The game of our life is often like a house that we need to continually take care of. Day in and day out, we clean, work, move, assimilate, digest, rest, and then start all over again.

Within each of us is a tiny microcosm, or reflection, of all that is around us. And we have the opportunity to build and care for our lives just as we would a house.

When you build a house, first you must have a solid foundation. The ground must be steady upon which to build. Then the physical manifestation of the house is created when the flooring is poured and the support beams installed. Before the roofing and walls are attached however, there needs to be a way to connect everything.

These may be small details, but they should not be overlooked. Without the connection points in the design, the house will crumble.

We can look at this as a metaphor for the role of the fifth limb of Ashtanga yoga: pratyahara.

Pratyahara is the gateway between the first four limbs of yoga known as bahiranga yoga: he physical pursuits. These are yama, niyama, asana, and pranayama.

The 8 limbs of yoga yama niyama asana pranayama pratyahara dharana dhyana samadhi

The last three limbs, dharana, dhyana, and samadhi, are classified under antaranga yoga: the internal pursuits.

Not only is pratyahara the gateway through which the external, manifested world flows into the internal, unmanifested world, but it is also a deep connection point that without it, all will be fruitless on the pathway toward samadhi.

“Sva vishaya asamprayoge chittasya svarupe anukarah iva indriyanam pratyaharah”

-Yoga Sutra 2.54

When the mind is disconnected from the five sense organs, pratyahara occurs.

The Sense Organs

The five sense organs, namely eyes, ears, tongue, skin, and nose, cannot be withdrawn themselves. The goal of pratyahara is to withdraw or disconnect the citta, or consciousness/mind, from the sense organs themselves.

The five sense organs act as a filter through which we experience the world on a daily basis. This then determines our actions, likes, dislikes, habits, and so on.

When the five sense organs are disconnected from the citta, then consciousness remains undisturbed for the further limbs of yoga to unfold.

Focusing Inward

The external world is like a centrifuge, governed by the centrifugal force that is constantly moving dense objects away from the center in a sorting process.
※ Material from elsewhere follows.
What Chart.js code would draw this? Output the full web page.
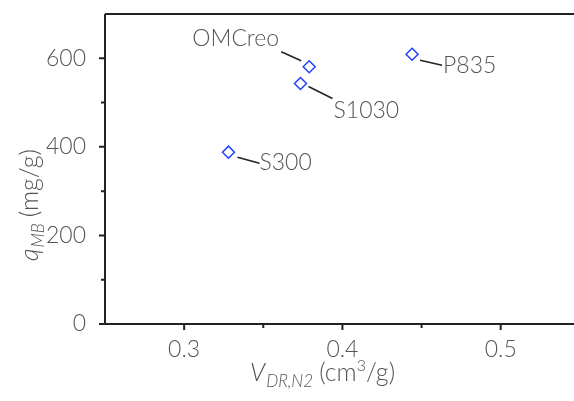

By following the outside current, one will remain distracted.

Thus, just like if you follow the lighter particles that moved inward during the centrifugal process rather than the ones outward, it will enable you to redirect your consciousness inward toward the path of samadhi.

It is only through this deep connection that you can then inhabit the house of your life. Once the house is built, you then have a safe space from which to withdraw from the external world and let consciousness rest without attachment.

For as long as there is attachment, there is ego, and this will cause suffering. The journey toward samadhi is to move beyond suffering.

The Ashtanga yoga system outlined by Patanjali is like a stepladder toward enlightenment. Without pratyahara, one cannot access the deep levels of concentration required by dharana or the depth of meditation during dhyana.

This further leads to the practice of samyama, where dharana and dhyana fuse with samadhi as they are practiced simultaneously.

How to Practice Pratyahara

So how do you begin to practice pratyahara? This practice is often overlooked and missed, to the point it is sometimes called “the least practiced yoga”. Pratyahara is such a powerful tool because it moves you into the witness zone.

You can simply observe the five sense organs without actually engaging with them. Thus, we regain greater control over our lives, thoughts, and actions.

The Sanskrit etymology of the word pratyahara translates to “take away from” (prati) and “food” (ahara). It may sound counterintuitive at first, but the goal is to find nourishment from internal sources rather than external ones.

The five sense organs act as gateways through which all sort of temptations can arise, so what happens when you stop paying attention to them?

Try This Exercise at Home to Practice Pratyahara

Find a quiet space in your house free of clutter where you can turn the lights out and close the curtains.

Sit comfortably on a cushion, lengthen your spine, and close your eyes. Take a few moments to settle in and relax your breath. Keep your body as still as possible.

Direct your focus toward only the eyes. The eyes + citta enables sight. Observe for a few moments.

Then move toward the ears. Ear + citta enables hearing. Observe.

Move to the tongue. The tongue + citta creates taste. Stay here for a few moments.

Focus on the skin. Skin + citta creates feeling. Observe here.

Finally, move onto the nose. The nose + citta creates the sense of smell. Observe here for a few moments.

As go one-by-one, take your time and really notice what it is like to only focus on the one sense organ at a time. When you withdraw from the other senses and only use one at a time, you may find the ability to move more inward after some time.

Pratyahara is a process that takes time and patience.

Think of this exercise and pratyahara like cleaning your house. Throw away the clutter of your mind, keep it neat and tidy and remember to dust weekly to avoid a buildup of cobwebs!

Step through the gateway of pratyahara to find your inner connection.